Here, reduced just means it has no nonzero nilpotent elements, i.e. $Nil(A)=0$. This question is related to the so-called geometric reducedness of $A$ over $k$.
 A: If $k$ is a perfect field and $A,B$ are reduced $k$-algebras, then $A\otimes_k B$ is reduced.
The proof is in Bourbaki, Algèbre, Chapitre V, Théorème 3 d), page 119.
It is a more general version of the result you ask about,  in which your $K$ is not assumed to be an extension field  of $k$ but only a reduced $k$-algebra $B$.
A: Remark: Assume au contraire $A\otimes K$ is not reduced.

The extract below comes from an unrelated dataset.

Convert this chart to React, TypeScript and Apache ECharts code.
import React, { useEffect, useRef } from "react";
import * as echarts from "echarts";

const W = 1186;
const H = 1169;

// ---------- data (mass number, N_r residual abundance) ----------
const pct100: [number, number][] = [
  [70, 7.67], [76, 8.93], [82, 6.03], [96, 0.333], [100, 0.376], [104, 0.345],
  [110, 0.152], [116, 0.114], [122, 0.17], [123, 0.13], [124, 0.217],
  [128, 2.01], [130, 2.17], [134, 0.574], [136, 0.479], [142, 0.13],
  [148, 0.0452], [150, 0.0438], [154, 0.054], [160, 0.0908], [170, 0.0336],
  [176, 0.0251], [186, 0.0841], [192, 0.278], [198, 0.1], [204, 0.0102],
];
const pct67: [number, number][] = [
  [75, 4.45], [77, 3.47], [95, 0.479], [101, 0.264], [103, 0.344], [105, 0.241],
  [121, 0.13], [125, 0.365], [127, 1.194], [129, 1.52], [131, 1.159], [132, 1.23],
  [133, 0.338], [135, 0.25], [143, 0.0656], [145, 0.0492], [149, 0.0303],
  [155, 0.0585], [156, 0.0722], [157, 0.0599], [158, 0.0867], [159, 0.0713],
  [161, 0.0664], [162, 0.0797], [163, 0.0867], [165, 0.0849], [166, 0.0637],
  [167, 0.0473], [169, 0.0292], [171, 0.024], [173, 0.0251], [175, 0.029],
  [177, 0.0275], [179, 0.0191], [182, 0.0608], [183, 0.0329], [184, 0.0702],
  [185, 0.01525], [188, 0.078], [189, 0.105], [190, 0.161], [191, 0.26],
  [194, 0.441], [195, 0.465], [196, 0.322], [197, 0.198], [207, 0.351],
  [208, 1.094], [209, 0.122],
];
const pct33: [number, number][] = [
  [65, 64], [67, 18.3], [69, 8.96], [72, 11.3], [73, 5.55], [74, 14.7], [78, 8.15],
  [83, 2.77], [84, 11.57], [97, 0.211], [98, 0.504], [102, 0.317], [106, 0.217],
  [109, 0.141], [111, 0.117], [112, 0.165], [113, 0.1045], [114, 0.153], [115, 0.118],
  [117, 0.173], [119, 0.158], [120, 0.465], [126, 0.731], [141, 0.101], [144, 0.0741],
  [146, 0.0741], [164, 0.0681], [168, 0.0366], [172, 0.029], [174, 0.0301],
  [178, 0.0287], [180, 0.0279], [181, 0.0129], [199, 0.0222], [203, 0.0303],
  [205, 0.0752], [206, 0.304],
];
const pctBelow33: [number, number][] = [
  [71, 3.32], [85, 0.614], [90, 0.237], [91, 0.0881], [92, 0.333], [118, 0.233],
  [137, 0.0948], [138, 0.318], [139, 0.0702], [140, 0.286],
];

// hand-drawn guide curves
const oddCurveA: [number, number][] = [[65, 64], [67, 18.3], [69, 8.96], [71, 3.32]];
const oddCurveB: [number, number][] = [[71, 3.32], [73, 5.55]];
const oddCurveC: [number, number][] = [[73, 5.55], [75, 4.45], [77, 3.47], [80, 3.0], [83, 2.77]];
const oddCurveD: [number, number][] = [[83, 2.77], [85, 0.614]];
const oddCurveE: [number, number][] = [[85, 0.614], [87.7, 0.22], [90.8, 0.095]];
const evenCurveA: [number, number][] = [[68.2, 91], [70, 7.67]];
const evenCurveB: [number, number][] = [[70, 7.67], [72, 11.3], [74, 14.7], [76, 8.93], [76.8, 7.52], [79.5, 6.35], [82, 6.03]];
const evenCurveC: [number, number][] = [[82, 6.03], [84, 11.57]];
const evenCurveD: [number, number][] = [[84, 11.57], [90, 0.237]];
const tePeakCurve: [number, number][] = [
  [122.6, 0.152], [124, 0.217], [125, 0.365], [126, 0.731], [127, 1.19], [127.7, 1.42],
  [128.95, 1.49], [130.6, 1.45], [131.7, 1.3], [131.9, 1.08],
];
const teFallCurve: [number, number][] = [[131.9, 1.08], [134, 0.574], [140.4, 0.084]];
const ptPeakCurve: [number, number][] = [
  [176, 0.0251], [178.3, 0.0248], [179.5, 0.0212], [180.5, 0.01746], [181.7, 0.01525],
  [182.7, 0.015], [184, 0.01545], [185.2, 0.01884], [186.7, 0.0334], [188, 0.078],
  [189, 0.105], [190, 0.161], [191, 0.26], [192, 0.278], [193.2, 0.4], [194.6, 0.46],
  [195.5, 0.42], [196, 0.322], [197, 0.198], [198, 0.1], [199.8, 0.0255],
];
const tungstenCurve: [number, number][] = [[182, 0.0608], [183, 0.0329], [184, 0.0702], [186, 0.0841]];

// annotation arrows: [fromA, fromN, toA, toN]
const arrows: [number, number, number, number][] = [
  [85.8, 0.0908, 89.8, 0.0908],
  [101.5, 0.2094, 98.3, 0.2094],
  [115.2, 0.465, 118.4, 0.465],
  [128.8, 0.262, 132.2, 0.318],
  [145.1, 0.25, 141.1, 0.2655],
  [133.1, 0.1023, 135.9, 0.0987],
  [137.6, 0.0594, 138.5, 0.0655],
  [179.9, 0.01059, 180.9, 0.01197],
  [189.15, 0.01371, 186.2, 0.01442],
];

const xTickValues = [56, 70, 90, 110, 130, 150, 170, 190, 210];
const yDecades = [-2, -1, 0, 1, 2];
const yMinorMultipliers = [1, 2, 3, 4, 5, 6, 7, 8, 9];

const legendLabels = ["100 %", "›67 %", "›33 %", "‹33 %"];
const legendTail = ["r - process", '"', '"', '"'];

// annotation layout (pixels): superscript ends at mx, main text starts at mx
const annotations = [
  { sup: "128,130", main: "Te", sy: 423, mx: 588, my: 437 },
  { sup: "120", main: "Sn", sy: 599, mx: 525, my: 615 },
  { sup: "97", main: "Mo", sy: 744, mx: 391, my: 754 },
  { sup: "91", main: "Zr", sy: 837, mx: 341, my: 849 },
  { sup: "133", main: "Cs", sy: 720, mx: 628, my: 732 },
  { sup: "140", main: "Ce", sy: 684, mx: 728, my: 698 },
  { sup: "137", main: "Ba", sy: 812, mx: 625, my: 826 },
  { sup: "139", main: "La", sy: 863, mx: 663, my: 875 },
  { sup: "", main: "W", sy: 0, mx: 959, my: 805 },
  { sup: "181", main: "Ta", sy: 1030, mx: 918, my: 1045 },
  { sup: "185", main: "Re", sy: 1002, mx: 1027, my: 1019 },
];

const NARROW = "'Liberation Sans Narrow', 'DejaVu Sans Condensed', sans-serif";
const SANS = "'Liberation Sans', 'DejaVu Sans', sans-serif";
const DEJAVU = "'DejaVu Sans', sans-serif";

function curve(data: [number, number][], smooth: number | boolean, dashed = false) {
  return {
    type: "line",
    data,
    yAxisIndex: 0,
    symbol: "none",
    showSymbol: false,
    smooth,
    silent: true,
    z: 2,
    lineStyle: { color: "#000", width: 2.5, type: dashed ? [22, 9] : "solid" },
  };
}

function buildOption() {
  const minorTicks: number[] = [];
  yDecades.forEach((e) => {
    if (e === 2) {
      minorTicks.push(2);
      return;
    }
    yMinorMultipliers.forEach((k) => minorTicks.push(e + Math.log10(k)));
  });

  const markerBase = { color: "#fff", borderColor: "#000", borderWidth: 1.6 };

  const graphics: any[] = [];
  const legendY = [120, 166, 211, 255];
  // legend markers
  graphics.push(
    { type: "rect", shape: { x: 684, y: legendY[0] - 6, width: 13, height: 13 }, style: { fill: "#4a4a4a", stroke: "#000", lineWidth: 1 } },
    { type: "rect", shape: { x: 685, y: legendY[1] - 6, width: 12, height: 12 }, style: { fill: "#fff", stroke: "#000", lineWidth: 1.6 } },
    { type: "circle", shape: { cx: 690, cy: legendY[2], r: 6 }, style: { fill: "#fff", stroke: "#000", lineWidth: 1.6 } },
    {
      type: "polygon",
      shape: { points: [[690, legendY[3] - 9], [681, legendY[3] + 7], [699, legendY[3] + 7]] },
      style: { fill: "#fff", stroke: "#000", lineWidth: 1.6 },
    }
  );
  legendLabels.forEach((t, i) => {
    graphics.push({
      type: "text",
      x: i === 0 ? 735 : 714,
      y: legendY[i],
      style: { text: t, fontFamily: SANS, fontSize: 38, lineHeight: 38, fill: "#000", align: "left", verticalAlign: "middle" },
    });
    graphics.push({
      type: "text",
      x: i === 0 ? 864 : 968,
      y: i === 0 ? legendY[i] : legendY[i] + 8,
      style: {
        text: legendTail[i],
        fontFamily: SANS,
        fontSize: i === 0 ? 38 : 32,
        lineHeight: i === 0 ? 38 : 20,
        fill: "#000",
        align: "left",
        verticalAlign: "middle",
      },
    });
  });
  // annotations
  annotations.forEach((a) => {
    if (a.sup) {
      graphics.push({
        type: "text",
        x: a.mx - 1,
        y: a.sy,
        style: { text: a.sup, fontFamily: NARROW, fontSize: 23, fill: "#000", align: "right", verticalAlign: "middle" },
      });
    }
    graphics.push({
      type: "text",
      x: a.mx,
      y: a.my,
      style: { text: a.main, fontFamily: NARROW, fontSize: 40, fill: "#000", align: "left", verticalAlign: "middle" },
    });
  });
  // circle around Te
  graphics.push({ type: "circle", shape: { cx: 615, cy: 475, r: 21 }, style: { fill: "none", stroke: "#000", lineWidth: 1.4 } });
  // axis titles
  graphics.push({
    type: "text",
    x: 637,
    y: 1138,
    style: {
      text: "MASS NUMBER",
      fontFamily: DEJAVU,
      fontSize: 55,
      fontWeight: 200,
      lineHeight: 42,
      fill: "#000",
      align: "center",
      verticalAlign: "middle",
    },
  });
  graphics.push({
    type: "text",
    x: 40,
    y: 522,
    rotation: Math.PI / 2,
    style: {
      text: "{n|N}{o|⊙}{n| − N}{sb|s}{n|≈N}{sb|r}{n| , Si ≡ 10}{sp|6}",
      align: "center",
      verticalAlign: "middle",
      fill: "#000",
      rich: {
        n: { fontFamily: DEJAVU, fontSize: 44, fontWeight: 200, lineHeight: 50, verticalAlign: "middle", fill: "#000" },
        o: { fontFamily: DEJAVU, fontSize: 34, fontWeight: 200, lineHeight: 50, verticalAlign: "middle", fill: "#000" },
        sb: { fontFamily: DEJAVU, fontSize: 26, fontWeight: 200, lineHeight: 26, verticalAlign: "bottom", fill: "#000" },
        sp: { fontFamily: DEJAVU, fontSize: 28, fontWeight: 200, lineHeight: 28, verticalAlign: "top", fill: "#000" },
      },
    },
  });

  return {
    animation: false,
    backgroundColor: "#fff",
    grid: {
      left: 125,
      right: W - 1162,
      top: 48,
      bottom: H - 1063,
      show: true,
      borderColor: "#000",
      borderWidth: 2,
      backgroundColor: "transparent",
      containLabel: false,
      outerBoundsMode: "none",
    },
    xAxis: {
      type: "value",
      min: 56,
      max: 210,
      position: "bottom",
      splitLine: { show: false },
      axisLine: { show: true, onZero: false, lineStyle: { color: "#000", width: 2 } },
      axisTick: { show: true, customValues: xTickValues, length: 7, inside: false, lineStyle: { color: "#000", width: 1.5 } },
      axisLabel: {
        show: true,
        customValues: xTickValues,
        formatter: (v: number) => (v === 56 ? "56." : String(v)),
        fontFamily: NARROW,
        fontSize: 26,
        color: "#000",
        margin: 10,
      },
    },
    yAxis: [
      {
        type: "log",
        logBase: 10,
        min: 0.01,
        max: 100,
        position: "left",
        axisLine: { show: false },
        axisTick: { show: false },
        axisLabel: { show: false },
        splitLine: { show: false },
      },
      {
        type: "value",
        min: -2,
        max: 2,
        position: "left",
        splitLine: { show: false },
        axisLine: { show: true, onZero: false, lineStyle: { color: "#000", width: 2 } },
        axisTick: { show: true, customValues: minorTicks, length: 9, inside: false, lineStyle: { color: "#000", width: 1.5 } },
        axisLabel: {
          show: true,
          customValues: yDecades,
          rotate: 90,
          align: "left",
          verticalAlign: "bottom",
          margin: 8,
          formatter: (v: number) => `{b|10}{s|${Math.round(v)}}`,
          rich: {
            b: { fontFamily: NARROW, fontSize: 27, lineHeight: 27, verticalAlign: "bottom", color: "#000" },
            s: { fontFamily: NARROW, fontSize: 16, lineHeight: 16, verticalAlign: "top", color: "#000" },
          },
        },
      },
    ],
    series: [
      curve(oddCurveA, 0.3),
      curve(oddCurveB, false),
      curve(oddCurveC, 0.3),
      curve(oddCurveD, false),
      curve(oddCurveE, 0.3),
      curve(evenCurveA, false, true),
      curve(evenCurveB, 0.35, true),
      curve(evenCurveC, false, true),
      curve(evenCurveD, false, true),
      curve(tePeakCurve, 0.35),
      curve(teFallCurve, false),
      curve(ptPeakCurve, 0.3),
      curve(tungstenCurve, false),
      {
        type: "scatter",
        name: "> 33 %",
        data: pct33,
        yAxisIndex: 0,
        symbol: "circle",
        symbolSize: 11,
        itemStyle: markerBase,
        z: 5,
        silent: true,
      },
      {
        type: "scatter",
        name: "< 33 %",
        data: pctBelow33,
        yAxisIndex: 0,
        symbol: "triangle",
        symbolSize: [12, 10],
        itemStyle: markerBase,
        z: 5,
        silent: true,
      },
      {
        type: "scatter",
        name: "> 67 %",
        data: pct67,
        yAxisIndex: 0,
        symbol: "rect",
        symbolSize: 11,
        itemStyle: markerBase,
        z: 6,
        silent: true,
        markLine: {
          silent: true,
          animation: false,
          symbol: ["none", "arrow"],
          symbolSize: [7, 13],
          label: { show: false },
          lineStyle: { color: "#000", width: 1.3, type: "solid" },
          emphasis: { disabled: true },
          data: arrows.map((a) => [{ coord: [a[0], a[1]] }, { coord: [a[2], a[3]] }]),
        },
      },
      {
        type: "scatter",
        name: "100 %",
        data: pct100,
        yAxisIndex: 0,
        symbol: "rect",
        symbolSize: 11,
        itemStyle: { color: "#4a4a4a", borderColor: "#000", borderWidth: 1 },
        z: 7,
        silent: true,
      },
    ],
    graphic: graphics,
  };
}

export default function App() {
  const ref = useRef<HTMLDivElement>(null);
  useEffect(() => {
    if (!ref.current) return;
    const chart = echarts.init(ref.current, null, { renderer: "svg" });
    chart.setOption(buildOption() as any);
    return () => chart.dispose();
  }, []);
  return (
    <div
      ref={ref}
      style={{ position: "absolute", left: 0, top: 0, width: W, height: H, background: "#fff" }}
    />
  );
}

Then one can find a nilpotent nonzero element $\sum_{i=1}^n a_i\otimes \lambda_i$. Taking $A'=k[a_1,\ldots, a_i]$ we see that $A'\subset A$ and so $A'$ is reduced but $A'\otimes K\subset A\otimes K$ and $A'\otimes K$ is not reduced because we have just displayed a nonzero nilpotent element inside it. Therefore we may assume WLOG that $A$ is finitely generated over $k$. Hence, Hilbert's Basis Theorem implies it is noetherian and so it has finitely many minimal primes: $\{\mathfrak{p}_1,\ldots, \mathfrak{p}_n\}$. Because $A$ is reduced, $\bigcap \mathfrak{p}_i=Nil(A)=0$ and so we have an injective map $A\hookrightarrow\prod_{i=1}^n A/\mathfrak{p}_i$. Tensoring with $K$ we find 
$$ A\otimes K\hookrightarrow \prod_{i=1}^n \left(\frac{A}{\mathfrak{p}_i}\otimes K\right).$$
If we prove that each $(A/\mathfrak{p}_i)\otimes K$ is a domain then the RHS will be a finite product of domains and thus a reduced ring. Thus $A\otimes K$ will be reduced, as desired. But each $A/\mathfrak{p}_i$ is a $k$-domain and so our claim follows from the following fact: "If $k$ is a perfect field and $A,B$ are domains then $A\otimes B$ is reduced." 
Then we've reduced the problem to a special case of the theorem (Bourbaki, Algebra, Chapter V, Section 15, Theorem 3) that Georges mentions. Perhaps this remark is empty or perhaps proving this special case is easier than proving the whole theorem, I'm not sure.